The interest prohibition fault line

The sharpest legal divergence in the data is interest. MiCA prohibits issuers and CASPs from granting any interest or benefit linked to holding duration (Title III commentary). The GENIUS Act bars issuers from paying yield for merely holding, and the OCC proposal extends that presumption to indirect payments through affiliates (Oxford Business Law Blog). The UK's CP25/14 is still in proposal form on conduct. On paper this looks like alignment, but the US carve-out matters: the ban targets the issuer, not necessarily an exchange or DeFi protocol routing reward to the holder. The Oxford analysis frames this as a "regulatory maze," and I think that is the right word — the prohibition's perimeter, not its existence, is the open question, and it is where product teams will probe.

Algorithmic designs and the foreign-currency cap

Two design questions separate the regimes further. On algorithmic stablecoins, MiCA is categorical: purely algorithmic tokens cannot qualify as ARTs or EMTs and may not be marketed as stablecoins. The GENIUS Act, by contrast, commissions a study rather than imposing a statutory ban. That is a genuine philosophical fork — prohibition versus deferred judgment — and it leaves a category legal in one market and excluded in another.
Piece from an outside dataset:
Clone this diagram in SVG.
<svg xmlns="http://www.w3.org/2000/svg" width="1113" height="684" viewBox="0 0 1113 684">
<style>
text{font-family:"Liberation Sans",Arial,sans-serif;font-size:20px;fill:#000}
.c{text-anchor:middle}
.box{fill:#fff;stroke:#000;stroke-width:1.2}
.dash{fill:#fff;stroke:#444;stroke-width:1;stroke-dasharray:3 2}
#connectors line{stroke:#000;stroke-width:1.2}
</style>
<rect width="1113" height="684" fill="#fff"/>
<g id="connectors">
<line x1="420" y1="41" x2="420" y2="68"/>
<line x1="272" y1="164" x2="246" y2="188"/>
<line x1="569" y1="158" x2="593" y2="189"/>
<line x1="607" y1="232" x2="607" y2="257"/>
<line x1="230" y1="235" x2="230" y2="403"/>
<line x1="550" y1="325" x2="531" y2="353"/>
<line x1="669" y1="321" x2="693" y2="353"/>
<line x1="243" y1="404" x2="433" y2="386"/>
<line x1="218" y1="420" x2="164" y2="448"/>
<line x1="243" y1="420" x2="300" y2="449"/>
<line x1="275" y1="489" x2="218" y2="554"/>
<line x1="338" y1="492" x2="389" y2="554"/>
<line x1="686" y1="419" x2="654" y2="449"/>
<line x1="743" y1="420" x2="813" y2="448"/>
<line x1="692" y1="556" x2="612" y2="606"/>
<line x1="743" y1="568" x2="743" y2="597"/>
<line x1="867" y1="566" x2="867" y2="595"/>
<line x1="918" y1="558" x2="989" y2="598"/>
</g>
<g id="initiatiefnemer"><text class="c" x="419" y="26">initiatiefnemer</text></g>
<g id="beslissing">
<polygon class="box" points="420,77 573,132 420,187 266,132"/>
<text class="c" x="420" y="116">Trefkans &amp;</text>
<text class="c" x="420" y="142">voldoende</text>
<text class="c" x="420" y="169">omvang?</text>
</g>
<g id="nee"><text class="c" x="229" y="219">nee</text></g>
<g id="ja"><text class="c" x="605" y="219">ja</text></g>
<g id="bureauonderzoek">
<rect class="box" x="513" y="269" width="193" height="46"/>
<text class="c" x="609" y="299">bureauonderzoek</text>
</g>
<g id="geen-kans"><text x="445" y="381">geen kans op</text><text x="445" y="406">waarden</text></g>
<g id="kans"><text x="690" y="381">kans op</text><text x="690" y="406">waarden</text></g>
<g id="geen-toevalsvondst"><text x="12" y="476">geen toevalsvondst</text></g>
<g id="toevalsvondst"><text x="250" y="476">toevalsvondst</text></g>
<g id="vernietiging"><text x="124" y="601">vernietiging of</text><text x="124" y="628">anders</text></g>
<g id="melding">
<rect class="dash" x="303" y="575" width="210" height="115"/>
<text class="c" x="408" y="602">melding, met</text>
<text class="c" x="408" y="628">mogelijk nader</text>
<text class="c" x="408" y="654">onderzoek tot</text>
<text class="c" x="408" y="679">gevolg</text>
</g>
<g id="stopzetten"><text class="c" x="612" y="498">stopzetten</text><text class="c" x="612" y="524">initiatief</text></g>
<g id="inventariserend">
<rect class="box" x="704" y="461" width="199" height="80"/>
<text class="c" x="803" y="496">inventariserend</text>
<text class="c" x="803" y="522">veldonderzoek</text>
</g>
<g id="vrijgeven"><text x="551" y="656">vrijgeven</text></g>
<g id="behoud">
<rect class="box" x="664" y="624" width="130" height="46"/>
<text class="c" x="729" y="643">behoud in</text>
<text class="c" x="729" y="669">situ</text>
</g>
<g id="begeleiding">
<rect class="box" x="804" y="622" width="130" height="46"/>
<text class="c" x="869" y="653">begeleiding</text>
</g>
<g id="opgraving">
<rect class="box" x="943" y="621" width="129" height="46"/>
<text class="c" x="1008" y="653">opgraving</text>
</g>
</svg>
The second is MiCA's foreign-currency cap, which has no counterpart in the supplied US or UK data. A non-euro EMT or ART used widely as a means of payment must halt new issuance and file a remediation plan once quarterly-average daily transactions used as a means of exchange exceed €200 million or 1 million transactions inside the EU (The Block). For dollar-denominated stablecoins — which dominate global volume — this is a hard ceiling on EU payment use that simply does not exist in the US framework. In my view this is the single most consequential asymmetry in the dataset for cross-border issuers.

What it means

For builders, the data points to picking a home regime and designing to its strictest binding constraint, then treating the others as overlays. If you are euro-native, MiCA is your operative rulebook today and the €200M/1M-transaction cap shapes any non-euro ambition. If you are dollar-native, the GENIUS Act gives you a federal/state choice — note the $10B ceiling that forces state-qualified issuers up to federal supervision, and the $50B line where monthly attestations become annual audited financials.
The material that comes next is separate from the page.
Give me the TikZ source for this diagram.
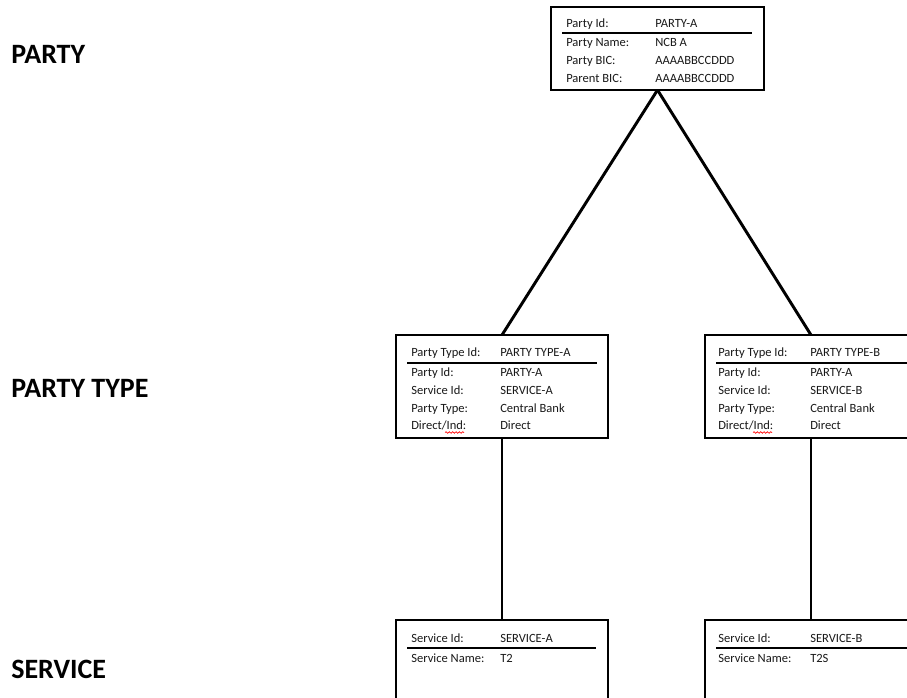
\documentclass[tikz,border=0pt]{standalone}
\usepackage{fontspec}
\setmainfont{Carlito}
\usetikzlibrary{decorations.pathmorphing}
\newlength\px \setlength\px{0.75pt}
\begin{document}
\begin{tikzpicture}[x=\px,y=-\px,
  box/.style={draw=black,line width=1.4pt,rectangle,outer sep=0pt,inner sep=0pt},
  conn/.style={line width=2.2pt,black},
  sep/.style={line width=1pt,black},
  lbl/.style={anchor=base west,inner sep=0pt,font=\fontsize{9.4pt}{11pt}\selectfont,text=black!90},
  level/.style={anchor=base west,inner sep=0pt,font=\fontsize{21pt}{24pt}\selectfont\bfseries}]
\useasboundingbox (0,0) rectangle (907,698);
\clip (0,0) rectangle (907,698);
\fill[white] (0,0) rectangle (907,698);

% level labels
\node[level] (lparty) at (11,64) {PARTY};
\node[level] (lptype) at (11,398) {PARTY TYPE};
\node[level] (lserv) at (11,678) {SERVICE};

% boxes
\node[box,minimum width=213\px,minimum height=83\px] (party) at (657.5,48.5) {};
\node[box,minimum width=212\px,minimum height=103\px] (pta) at (502,386.5) {};
\node[box,minimum width=212\px,minimum height=103\px] (ptb) at (811,386.5) {};
\node[box,minimum width=212\px,minimum height=100\px] (sa) at (502,670) {};
\node[box,minimum width=212\px,minimum height=100\px] (sb) at (811,670) {};

% connectors
\draw[conn] (party.south) -- (pta.north);
\draw[conn] (party.south) -- (ptb.north);
\draw[conn] (pta.south) -- (sa.north);
\draw[conn] (ptb.south) -- (sb.north);

% party box
\node[lbl] (p1l) at (566,28) {Party Id:};      \node[lbl] (p1v) at (655,28) {PARTY-A};
\draw[sep] (562,33) -- (752,33);
\node[lbl] (p2l) at (566,47) {Party Name:};    \node[lbl] (p2v) at (655,47) {NCB A};
\node[lbl] (p3l) at (566,65) {Party BIC:};     \node[lbl] (p3v) at (655,65) {AAAABBCCDDD};
\node[lbl] (p4l) at (566,83) {Parent BIC:};    \node[lbl] (p4v) at (655,83) {AAAABBCCDDD};

% party type A
\node[lbl] (a1l) at (411,357) {Party Type Id:}; \node[lbl] (a1v) at (500,357) {PARTY TYPE-A};
\draw[sep] (407,363) -- (597,363);
\node[lbl] (a2l) at (411,377) {Party Id:};      \node[lbl] (a2v) at (500,377) {PARTY-A};
\node[lbl] (a3l) at (411,395) {Service Id:};    \node[lbl] (a3v) at (500,395) {SERVICE-A};
\node[lbl] (a4l) at (411,413) {Party Type:};    \node[lbl] (a4v) at (500,413) {Central Bank};
\node[lbl] (a5l) at (411,430) {Direct/Ind:};    \node[lbl] (a5v) at (500,430) {Direct};
\draw[red,line width=0.5pt,decorate,decoration={snake,amplitude=0.6pt,segment length=2.5pt}] (445,432.5) -- (464,432.5);

% party type B
\node[lbl] (b1l) at (718,357) {Party Type Id:}; \node[lbl] (b1v) at (810,357) {PARTY TYPE-B};
\draw[sep] (716,363) -- (910,363);
\node[lbl] (b2l) at (718,377) {Party Id:};      \node[lbl] (b2v) at (810,377) {PARTY-A};
\node[lbl] (b3l) at (718,395) {Service Id:};    \node[lbl] (b3v) at (810,395) {SERVICE-B};
\node[lbl] (b4l) at (718,413) {Party Type:};    \node[lbl] (b4v) at (810,413) {Central Bank};
\node[lbl] (b5l) at (718,430) {Direct/Ind:};    \node[lbl] (b5v) at (810,430) {Direct};
\draw[red,line width=0.5pt,decorate,decoration={snake,amplitude=0.6pt,segment length=2.5pt}] (753,432.5) -- (772,432.5);

% service A
\node[lbl] (s1l) at (411,642) {Service Id:};    \node[lbl] (s1v) at (500,642) {SERVICE-A};
\draw[sep] (407,648) -- (596,648);
\node[lbl] (s2l) at (411,662) {Service Name:};  \node[lbl] (s2v) at (500,662) {T2};

% service B
\node[lbl] (t1l) at (718,642) {Service Id:};    \node[lbl] (t1v) at (810,642) {SERVICE-B};
\draw[sep] (716,648) -- (910,648);
\node[lbl] (t2l) at (718,662) {Service Name:};  \node[lbl] (t2v) at (810,662) {T2S};
\end{tikzpicture}
\end{document}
For institutions evaluating counterparties, the reporting thresholds are a useful sorting mechanism: MiCA's €100M quarterly-reporting trigger and the GENIUS Act's tiered attestation regime mean transparency scales with size by design. As a regulated venue, that is the kind of structure I would rather build on than around.

The forward question is sequencing. With MiCA live, the US effective by January 2027, and the UK commencing October 2027, the next eighteen months are a window where the same token can face three different statuses at once. I'd watch whether the US final rules narrow the indirect-interest perimeter and whether other jurisdictions copy MiCA's foreign-currency cap — because if they do, the dollar stablecoin's global default status becomes a jurisdiction-by-jurisdiction negotiation rather than a given.

Methodology

This report interprets structured regulatory data supplied for three frameworks where detailed, citable provisions were available: the EU's MiCA (Titles III and IV), the US GENIUS Act, and the UK's FSMA 2000 (Cryptoassets) Regulations 2026. Figures — reserve ratios, thresholds, caps, and dates — are drawn directly from that dataset and the linked primary and secondary sources. Where rules are proposed rather than final (notably the US implementing rulemakings and the FCA conduct rulebook), I have flagged them as such; those provisions may change before commencement. This is regulatory analysis, not legal or financial advice, and it does not assess any specific token. Comparisons across additional jurisdictions would require equivalent structured data, which was not part of this set.